I haven't seen pointers to pointers performing a useful purpose in linked lists tho, so you are kind of pouring pickled pepper lemon juice in your milk here. I could be wrong.

Originally Posted by MK27

p is a pointer to a pointer, however it cannot be a pointer to a node, so you cannot access the members of a node using *p (there is no *p->next).

It is correct to say that since p is a pointer to a pointer it cannot be a pointer to a node, since a node is not a pointer. However, it is not correct to say that one cannot access the members of a node via p, since *p is a pointer to a node, hence (*p)->next is valid (assuming that p actually points to an existing pointer to a node, rather than to nothing as is the case at the moment).

Originally Posted by laserlight

(*p)->next is valid (assuming that p actually points to an existing pointer to a node, rather than to nothing as is the case at the moment).

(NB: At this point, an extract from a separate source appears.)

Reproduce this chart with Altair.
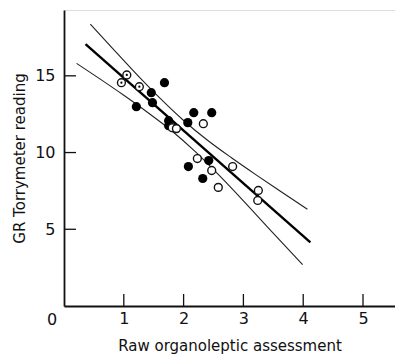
import altair as alt
import pandas as pd

# Fish samples: raw organoleptic score against GR Torrymeter reading
filled_x = [1.68, 1.46, 1.48, 1.21, 1.75, 1.75, 2.17, 2.47, 2.07, 2.42, 2.08, 2.32]
filled_y = [14.55, 13.90, 13.25, 12.99, 12.08, 11.75, 12.60, 12.60, 11.95, 9.48, 9.09, 8.31]
open_x = [1.81, 1.88, 2.33, 2.23, 2.47, 2.58, 2.82, 3.25, 3.24]
open_y = [11.62, 11.56, 11.88, 9.61, 8.83, 7.73, 9.09, 7.53, 6.88]
dotted_x = [1.05, 0.96, 1.26]
dotted_y = [15.06, 14.55, 14.29]

# Regression line and its confidence limits
fit_x = [0.36, 4.12]
fit_y = [17.06, 4.14]
upper_x = [0.44, 0.8, 1.2, 1.6, 2.0, 2.4, 2.8, 3.2, 3.6, 4.07]
upper_y = [18.37, 16.84, 15.16, 13.56, 12.09, 10.80, 9.66, 8.58, 7.53, 6.31]
lower_x = [0.21, 0.6, 1.0, 1.4, 1.8, 2.2, 2.6, 3.0, 3.4, 3.99]
lower_y = [15.81, 14.80, 13.73, 12.61, 11.42, 10.04, 8.49, 6.85, 5.16, 2.70]

x_ticks = [1, 2, 3, 4, 5]
y_ticks = [5, 10, 15]

FONT = "DejaVu Sans"
INK = "#111111"

x_scale = alt.Scale(domain=[0, 5.535], nice=False, zero=True)
y_scale = alt.Scale(domain=[0, 19.29], nice=False, zero=True)

x_axis = alt.Axis(values=x_ticks, format="d", ticks=False, grid=False, domainColor=INK, domainWidth=1.8,
                  labelFont=FONT, labelFontSize=16, labelColor=INK, labelPadding=4,
                  title="Raw organoleptic assessment", titleFont=FONT, titleFontSize=15,
                  titleFontWeight="normal", titleColor=INK, titlePadding=12)
y_axis = alt.Axis(values=y_ticks, format="d", ticks=False, grid=False, domainColor=INK, domainWidth=1.8,
                  labelFont=FONT, labelFontSize=16, labelColor=INK, labelPadding=9,
                  title="GR Torrymeter reading", titleFont=FONT, titleFontSize=15,
                  titleFontWeight="normal", titleColor=INK, titlePadding=7)

band = pd.concat([
    pd.DataFrame({"x": upper_x, "y": upper_y, "band": "upper"}),
    pd.DataFrame({"x": lower_x, "y": lower_y, "band": "lower"}),
])
fit = pd.DataFrame({"x": fit_x, "y": fit_y})
filled = pd.DataFrame({"x": filled_x, "y": filled_y})
hollow = pd.DataFrame({"x": open_x + dotted_x, "y": open_y + dotted_y})
dotted = pd.DataFrame({"x": dotted_x, "y": dotted_y})
xt = pd.DataFrame({"x": x_ticks, "y": [0] * len(x_ticks)})
yt = pd.DataFrame({"x": [0] * len(y_ticks), "y": y_ticks})
origin = pd.DataFrame({"x": [0], "y": [0], "t": ["0"]})

base_x = alt.X("x:Q", scale=x_scale, axis=x_axis)
base_y = alt.Y("y:Q", scale=y_scale, axis=y_axis)

bands = alt.Chart(band).mark_line(color="#222222", strokeWidth=1.1, interpolate="monotone").encode(
    x=base_x, y=base_y, detail="band:N")
fit_line = alt.Chart(fit).mark_line(color="#000000", strokeWidth=2.4).encode(x="x:Q", y="y:Q")
filled_pts = alt.Chart(filled).mark_circle(size=85, color="#000000", opacity=1).encode(x="x:Q", y="y:Q")
hollow_pts = alt.Chart(hollow).mark_point(shape="circle", size=62, filled=True, fill="white",
                                          stroke="#111111", strokeWidth=1.4, opacity=1).encode(x="x:Q", y="y:Q")
dots = alt.Chart(dotted).mark_circle(size=5, color="#000000", opacity=1).encode(x="x:Q", y="y:Q")
x_tick_marks = alt.Chart(xt).mark_tick(orient="vertical", size=12, thickness=1.3, color=INK,
                                       yOffset=-6, opacity=1).encode(x="x:Q", y="y:Q")
y_tick_marks = alt.Chart(yt).mark_tick(orient="horizontal", size=12, thickness=1.3, color=INK,
                                       xOffset=6, opacity=1).encode(x="x:Q", y="y:Q")
origin_label = alt.Chart(origin).mark_text(font=FONT, fontSize=16, color=INK, dx=-12, dy=14,
                                           baseline="middle").encode(x="x:Q", y="y:Q", text="t:N")

chart = alt.layer(bands, fit_line, filled_pts, hollow_pts, dots, x_tick_marks, y_tick_marks,
                  origin_label).properties(
    width=331, height=296,
    autosize=alt.AutoSizeParams(type="none"),
    padding={"left": 64, "top": 10, "right": 0, "bottom": 51},
).configure_view(stroke=None).configure(background="white")

chart.save("out.html", embed_options={"renderer": "svg", "actions": False})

Okay. Maybe the reason I haven't tried that is because this:

Code:

node *test=malloc(sizeof(node)), **p;
*p=test;

Actually causes a segfault on my system. I'm guessing that transgalactic2 is not actually trying any code to see what it does before (s)he asks what it could mean.

I can do this:

Code:

node *test=malloc(sizeof(node)), **p;
p=&test;

which I imagine is not the same thing, but then (*p)->next causes a segfault.